No, Himself wanders the house with a roll of paper towels, a bucket of water and some rags. He is determined to not use poison inside and it is one of the thousands of reasons why I love him. So, the big gun sprays stay outdoors and he doesn't spray wildly. The Argentinian Ants that have overtaken the ants that are supposed to live here are allowed to live and play around our property in Topanga UNTIL they start snaking their way into our house. The minute they try to breach our defenses, Himself is out there with his poison, determined to find their nest and do them serious damage.

This is the time of year when you don't feel quite as relaxed in your own skin as you do in the winter. This is the time of year when you always wear shoes and put your hands over your ears and sing loudly when Himself is trying to tell you that the gardener found a rattlesnake in the oleander hedge and whacked it with his machete so don't be surprised when you open the garbage bin if there are snake bits among the coffee grounds.
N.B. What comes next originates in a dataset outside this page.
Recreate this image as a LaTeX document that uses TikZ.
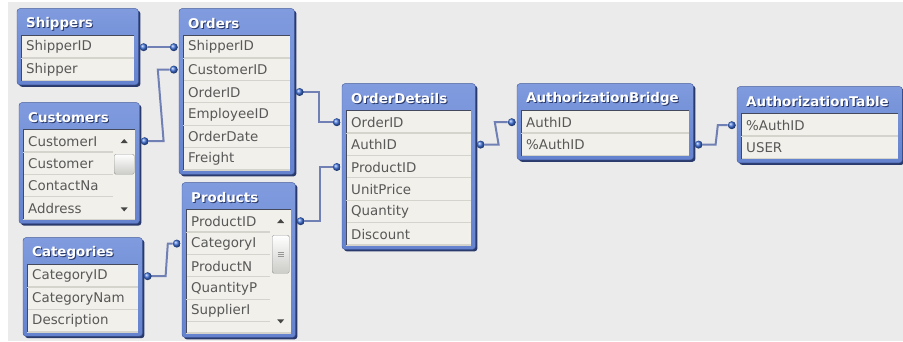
\documentclass[tikz,border=0pt]{standalone}
\usepackage{fontspec}
\setmainfont{DejaVu Sans}
\usepackage{tikz}
\usetikzlibrary{shapes,arrows,positioning,fit,backgrounds,shadows}
\definecolor{canvas}{RGB}{235,235,235}
\definecolor{frameblue}{RGB}{100,130,206}
\definecolor{framehi}{RGB}{128,155,222}
\definecolor{frameline}{RGB}{66,90,156}
\definecolor{frameshadow}{RGB}{42,58,108}
\definecolor{rowfill}{RGB}{241,240,234}
\definecolor{rowline}{RGB}{212,211,204}
\definecolor{panelline}{RGB}{68,74,92}
\definecolor{fieldtext}{RGB}{88,88,88}
\definecolor{linkblue}{RGB}{112,128,180}
\definecolor{dotblue}{RGB}{62,112,218}
\definecolor{thumbgray}{RGB}{204,204,200}
\definecolor{thumbline}{RGB}{150,150,150}
\definecolor{arrowgray}{RGB}{70,70,70}

% white title with a dark drop behind it
\newcommand{\embossed}[1]{\rlap{\kern1pt\raisebox{-1pt}{\color{frameshadow}#1}}#1}

\tikzset{
  field/.style={rectangle, text width=#1, inner xsep=5pt, inner ysep=0pt, minimum height=22pt,
    fill=rowfill, text=fieldtext, font=\fontsize{13.4}{16}\selectfont,
    path picture={
      \draw[rowline, line width=1.6pt] (path picture bounding box.south west) -- (path picture bounding box.south east);
      \draw[panelline, line width=2pt] (path picture bounding box.south west) -- (path picture bounding box.north west);}},
  ttl/.style={rectangle, text width=#1, inner xsep=5pt, inner ysep=0pt, minimum height=23pt,
    text=white, font=\fontsize{13.4}{16}\selectfont\bfseries,
    path picture={
      \draw[panelline, line width=2.4pt] (path picture bounding box.south west) -- (path picture bounding box.south east);}}
}
\tikzstyle{tbl} = [rectangle, rounded corners=3pt, draw=frameline, top color=framehi, bottom color=frameblue, inner sep=4pt, drop shadow={shadow xshift=2pt, shadow yshift=-2pt, fill=frameshadow, opacity=1}]
\tikzstyle{dot} = [circle, inner sep=0pt, minimum size=8pt, ball color=dotblue]
\tikzstyle{link} = [draw=linkblue, line width=2pt]
\tikzstyle{scrollcol} = [rectangle, inner sep=0pt, fill=rowfill]
\tikzstyle{thumb} = [rectangle, rounded corners=1.5pt, inner sep=0pt, draw=thumbline, top color=white, bottom color=thumbgray]

\begin{document}
\begin{tikzpicture}[x=1pt, y=-1pt]

\begin{scope}[on background layer]
\fill[white] (0,0) rectangle (903,341);
\fill[canvas] (8,2) rectangle (903,341);
\end{scope}
\useasboundingbox (0,0) rectangle (903,341);

% tables =============================

% Shippers
\node[field=103pt, anchor=north west] (shipID) at (21,36) {ShipperID};
\node[field=103pt, below=0pt of shipID] (shipName) {Shipper};
\node[ttl=103pt, above=0pt of shipID] (shipT) {\embossed{Shippers}};

% Orders
\node[field=97pt, anchor=north west] (ordShip) at (183,36) {ShipperID};
\node[field=97pt, below=0pt of ordShip] (ordCust) {CustomerID};
\node[field=97pt, below=0pt of ordCust] (ordOrder) {OrderID};
\node[field=97pt, below=0pt of ordOrder] (ordEmp) {EmployeeID};
\node[field=97pt, below=0pt of ordEmp] (ordDate) {OrderDate};
\node[field=97pt, below=0pt of ordDate] (ordFreight) {Freight};
\node[ttl=97pt, above=0pt of ordShip] (ordT) {\embossed{Orders}};

% Customers
\node[field=102pt, anchor=north west] (custID) at (23,130) {CustomerI};
\node[field=102pt, below=0pt of custID] (custName) {Customer};
\node[field=102pt, below=0pt of custName] (custContact) {ContactNa};
\node[field=102pt, below=0pt of custContact] (custAddr) {Address};
\node[ttl=102pt, above=0pt of custID] (custT) {\embossed{Customers}};
\node[scrollcol, anchor=north east, minimum width=22pt, minimum height=88pt] (custScroll) at (custID.north east) {};
\node[thumb, minimum width=20pt, minimum height=20pt, below=24pt of custScroll.north] (custThumb) {};
\fill[arrowgray] ([yshift=-9pt]custScroll.north) -- ++(3.5,4) -- ++(-7,0) -- cycle;
\fill[arrowgray] ([yshift=7pt]custScroll.south) -- ++(3.5,-4) -- ++(-7,0) -- cycle;

% Categories
\node[field=101pt, anchor=north west] (catID) at (27,265) {CategoryID};
\node[field=101pt, below=0pt of catID] (catName) {CategoryNam};
\node[field=101pt, below=0pt of catName] (catDesc) {Description};
\node[ttl=101pt, above=0pt of catID] (catT) {\embossed{Categories}};

% Products
\node[field=95pt, anchor=north west] (prodID) at (186,210) {ProductID};
\node[field=95pt, below=0pt of prodID] (prodCat) {CategoryI};
\node[field=95pt, below=0pt of prodCat] (prodName) {ProductN};
\node[field=95pt, below=0pt of prodName] (prodQty) {QuantityP};
\node[field=95pt, below=0pt of prodQty] (prodSup) {SupplierI};
\node[field=95pt, minimum height=11pt, below=0pt of prodSup] (prodMore) {};
\node[ttl=95pt, above=0pt of prodID] (prodT) {\embossed{Products}};
\node[scrollcol, anchor=north east, minimum width=21pt, minimum height=121pt] (prodScroll) at (prodID.north east) {};
\node[thumb, minimum width=17pt, minimum height=38pt, below=25pt of prodScroll.north] (prodThumb) {};
\foreach \dy in {-2,0,2}
  \draw[thumbline, line width=0.8pt] ([xshift=-3pt, yshift=\dy pt]prodThumb.center) -- ++(6,0);
\fill[arrowgray] ([yshift=-9pt]prodScroll.north) -- ++(3.5,4) -- ++(-7,0) -- cycle;
\fill[arrowgray] ([yshift=8pt]prodScroll.south) -- ++(3.5,-4) -- ++(-7,0) -- cycle;

% OrderDetails
\node[field=115pt, anchor=north west] (odOrder) at (346,111) {OrderID};
\node[field=115pt, below=0pt of odOrder] (odAuth) {AuthID};
\node[field=115pt, below=0pt of odAuth] (odProd) {ProductID};
\node[field=115pt, below=0pt of odProd] (odPrice) {UnitPrice};
\node[field=115pt, below=0pt of odPrice] (odQty) {Quantity};
\node[field=115pt, below=0pt of odQty] (odDisc) {Discount};
\node[ttl=115pt, above=0pt of odOrder] (odT) {\embossed{OrderDetails}};

% AuthorizationBridge
\node[field=158pt, anchor=north west] (abAuth) at (521,111) {AuthID};
\node[field=158pt, below=0pt of abAuth] (abPct) {\%AuthID};
\node[ttl=158pt, above=0pt of abAuth] (abT) {\embossed{AuthorizationBridge}};

% AuthorizationTable
\node[field=147pt, anchor=north west] (atPct) at (741,114) {\%AuthID};
\node[field=147pt, below=0pt of atPct] (atUser) {USER};
\node[ttl=147pt, above=0pt of atPct] (atT) {\embossed{AuthorizationTable}};

% frames behind the fields
\begin{scope}[on background layer]
\node[tbl, fit=(shipT)(shipName)] (shippers) {};
\node[tbl, fit=(ordT)(ordFreight)] (orders) {};
\node[tbl, fit=(custT)(custAddr)] (customers) {};
\node[tbl, fit=(catT)(catDesc)] (categories) {};
\node[tbl, fit=(prodT)(prodMore)] (products) {};
\node[tbl, fit=(odT)(odDisc)] (orderdetails) {};
\node[tbl, fit=(abT)(abPct)] (authbridge) {};
\node[tbl, fit=(atT)(atUser)] (authtable) {};
\end{scope}

% key dots =============================
\node[dot, right=5pt of shipID] (shipR) {};
\node[dot, left=5pt of ordShip] (ordShipL) {};
\node[dot, right=5pt of custID] (custR) {};
\node[dot, left=5pt of ordCust] (ordCustL) {};
\node[dot, right=5pt of catID] (catR) {};
\node[dot, left=5pt of prodCat] (prodCatL) {};
\node[dot, right=5pt of ordOrder] (ordOrderR) {};
\node[dot, left=5pt of odOrder] (odOrderL) {};
\node[dot, right=5pt of prodID] (prodIDR) {};
\node[dot, left=5pt of odProd] (odProdL) {};
\node[dot, right=5pt of odAuth] (odAuthR) {};
\node[dot, left=5pt of abAuth] (abAuthL) {};
\node[dot, right=5pt of abPct] (abPctR) {};
\node[dot, left=5pt of atPct] (atPctL) {};

%links
\begin{scope}[on background layer]
\path[link] (shipR) -- (ordShipL);
\path[link] (custR.center) -- ++(19,0) -- ([xshift=-16pt]ordCustL.center) -- (ordCustL);
\path[link] (catR.center) -- ++(18,0) -- ([xshift=-9pt]prodCatL.center) -- (prodCatL);
\path[link] (ordOrderR.center) -- ++(19,0) |- (odOrderL);
\path[link] (prodIDR.center) -- ++(19,0) |- (odProdL);
\path[link] (odAuthR.center) -- ++(18,0) -- ([xshift=-17pt]abAuthL.center) -- (abAuthL);
\path[link] (abPctR.center) -- ++(17,0) -- ([xshift=-14pt]atPctL.center) -- (atPctL);
\end{scope}

\end{tikzpicture}
\end{document}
Yesterday afternoon when Himself was doing his new daily swim of half a mile (I do it, too!), he stopped just short of his wall touch in the deep end. Why? Because there was a two and a half inch tarantula who'd stopped by for a drink. They're not really dangerous...just shocking. I guess that's really like much of Southern California.





Thursday, August 04, 2005

The Critters

I know I'm supposed to be slightly more comfortable than I am about the critters who live alongside me and I understand that they were here first and that we all need to live in harmony but they're starting to piss me off...big time. I now plant lots of geraniums because they're a form of poison and therefore unappealing to the average ground squirrel or rabbit. What I don't plant is anything that I really, really want to plant. It's trial and error, of course, since I don't have a flippin' clue what ground squirrels eat; thus far it just seems to be anything I'm really crazy about. I thought I was safe with portulaca (moss rose), but they love it. I've stood pot upon pot, trying to get them out of the greedy reach of the little bastards, but it's still not high enough. Ground squirrels look benign enough. They are even actually fed by certain groups of morons who think that native, wild animals need feeding. I would like to send this group all my ground squirrels and rabbits...to show the pure goodness of my heart and my completely generous nature.

So we bought a pellet gun to take care of certain of the problem animals, but we can't use it. Not because of laws but because it just makes us feel sick to kill an animal. Even though we quite happily eat animals, we just don't feel good about killing them and then not eating them. So there you are...no solution in sight...yet. I hear rumblings about dried coyote blood scattered along the periphery of one's property. That seems wrong, too. Does a coyote have to die to keep the rabbits and ground squirrels away? The coyote is the natural predator of these smaller animals so why don't I just let nature take its course? Because it's TOO FLIPPIN' SLOW, that's why.

So, we're going to buy some traps.
That's our answer. Some friendly traps where we can trap and release. It won't work for the ground squirrels. There are just too damn many of them, and I'll focus on just trying to outfox them...a laughable goal, to be sure. It should help with the rabbit population explosion. I'm not quite sure where we'll take them. Offhand, I'm thinking Beverly Hills or Bel Aire.

Saturday night my daughter and son-in-law saw a bobcat.
That's pretty exciting. They're considered shy and reclusive, but this one seemed completely comfortable wandering past the house. Matt saw a form moving past one of the windows and turned on the outside lights and they had a perfect view as it ambled along. Unfortunately, it didn't have a rabbit in its mouth.

And then Himself saw this critter...just hanging out on the back patio area. This was a first sighting for us and I'm hoping we don't see too many more.

It's a scorpion and while it looks lethal, its sting is not much worse than a beesting. It would bother me a lot more though due to its absolute ugliness factor. The black widows (which I've harped on before) are always going to be here, we just need to do our best to reduce any obviously comfy spots near the house. Two weeks ago I found several nested under the eaves and near the exterior doors. Not good and they were promptly dispatched to a better place (ahem...for the believers among us).

Now it's all out warfare against the Argentinian ants. They've taken over California and are as annoying a little pest as anything I've ever seen. Scouts are sent out on reconnaisance missions and if they find something worthy, they call in the troops. Within seconds, there are MILLIONS. Thus far we've avoided the exterminator route for ecological and financial reasons, but I'm thinking it's only a matter of time.